Bootstrap works by resampling with replacement from the original dataset to create many simulated samples, known as bootstrap samples. The steps involved in bootstrap are:

1. Sample: Randomly select observations from the original dataset with replacement to create a bootstrap sample of the same size as the original dataset.
2. Replicate: Repeat the sampling process many times (typically thousands) to create multiple bootstrap samples.
3. Calculate: For each bootstrap sample, calculate the statistic of interest (e.g., mean, median, standard deviation).
4. Aggregate: Use the distribution of calculated statistics across all bootstrap samples to estimate the standard error, confidence intervals, or other properties of the statistic.

Bootstrap is a powerful non-parametric method used to estimate the sampling distribution of a statistic.

## Q9. A researcher wants to estimate the mean height of a population of trees. They measure the height of a sample of 50 trees and obtain a mean height of 15 meters and a standard deviation of 2 meters. Use bootstrap to estimate the 95% confidence interval for the population mean height.
Let's estimate the 95% confidence interval for the population mean height using bootstrapping. Here are the steps:

1. **Bootstrap Sampling**:
   - Generate multiple bootstrap samples by resampling with replacement from the original sample of 50 tree heights.
   - Each bootstrap sample should have the same size (50) as the original sample.
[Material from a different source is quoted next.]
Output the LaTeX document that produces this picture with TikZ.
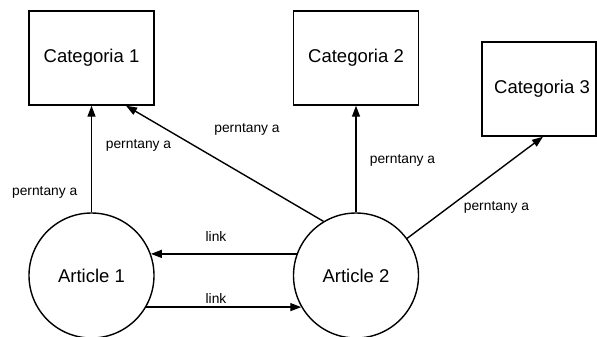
\documentclass[tikz,border=0pt]{standalone}
\usepackage{fontspec}
\setmainfont{Liberation Sans}
\usetikzlibrary{arrows.meta}
\begin{document}
\begin{tikzpicture}[x=1bp,y=-1bp,
  catbox/.style={draw, line width=1.4bp, minimum width=125bp, minimum height=94bp,
    inner sep=0pt, font=\fontsize{18.5bp}{22bp}\selectfont},
  artnode/.style={draw, circle, line width=1.4bp, minimum size=125bp, inner sep=0pt,
    font=\fontsize{18.5bp}{22bp}\selectfont},
  rel/.style={line width=1.4bp, -{Triangle[length=11bp,width=8bp]}},
  lbl/.style={anchor=base, inner sep=0pt, font=\fontsize{13.8bp}{16bp}\selectfont}]
\useasboundingbox (0,0) rectangle (597,336);
\clip (0,0) rectangle (597,336);

% categories
\node[catbox] (c1) at (91.5,58) {Categoria 1};
\node[catbox] (c2) at (356,58) {Categoria 2};
\node[catbox, minimum width=114bp] (c3) at (539,89) {\hspace*{6bp}Categoria 3};

% articles
\node[artnode] (a1) at (91.5,275.5) {Article 1};
\node[artnode] (a2) at (356,275.5) {Article 2};

% relations
\draw[rel] (a1.north) -- (c1.south);
\draw[rel] (a2.north) -- (c2.south);
\draw[rel] (a2.121) -- ([xshift=34.5bp]c1.south);
\draw[rel] (a2.36) -- ([xshift=4bp]c3.south);
\draw[rel] (a2.160) -- (a1.20);
\draw[rel] (a1.-30) -- (a2.210);

% labels
\node[lbl] (l1) at (44.7,195) {perntany a};
\node[lbl] (l2) at (138.5,148) {perntany a};
\node[lbl] (l3) at (247,132) {perntany a};
\node[lbl] (l4) at (402.5,163) {perntany a};
\node[lbl] (l5) at (496.5,210) {perntany a};
\node[lbl] (k1) at (216,241) {link};
\node[lbl] (k2) at (216,303) {link};
\end{tikzpicture}
\end{document}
2. **Calculate Bootstrap Means**:
   - For each bootstrap sample, compute the mean height.
   - Repeat this process to create a distribution of bootstrap means.

3. **Percentile Method**:
   - Sort the bootstrap means from lowest to highest.
   - Find the 2.5th percentile and the 97.5th percentile of this distribution.
   - These percentiles form the 95% confidence interval for the population mean height.

4. **Calculation**:
   - Given the sample mean height of 15 meters and standard deviation of 2 meters:
     - Standard error = standard deviation / √sample size = 2 / √50 ≈ 0.283
     - 95% confidence interval = 15 ± (1.96 * 0.283) = (14.44, 15.56) meters⁶.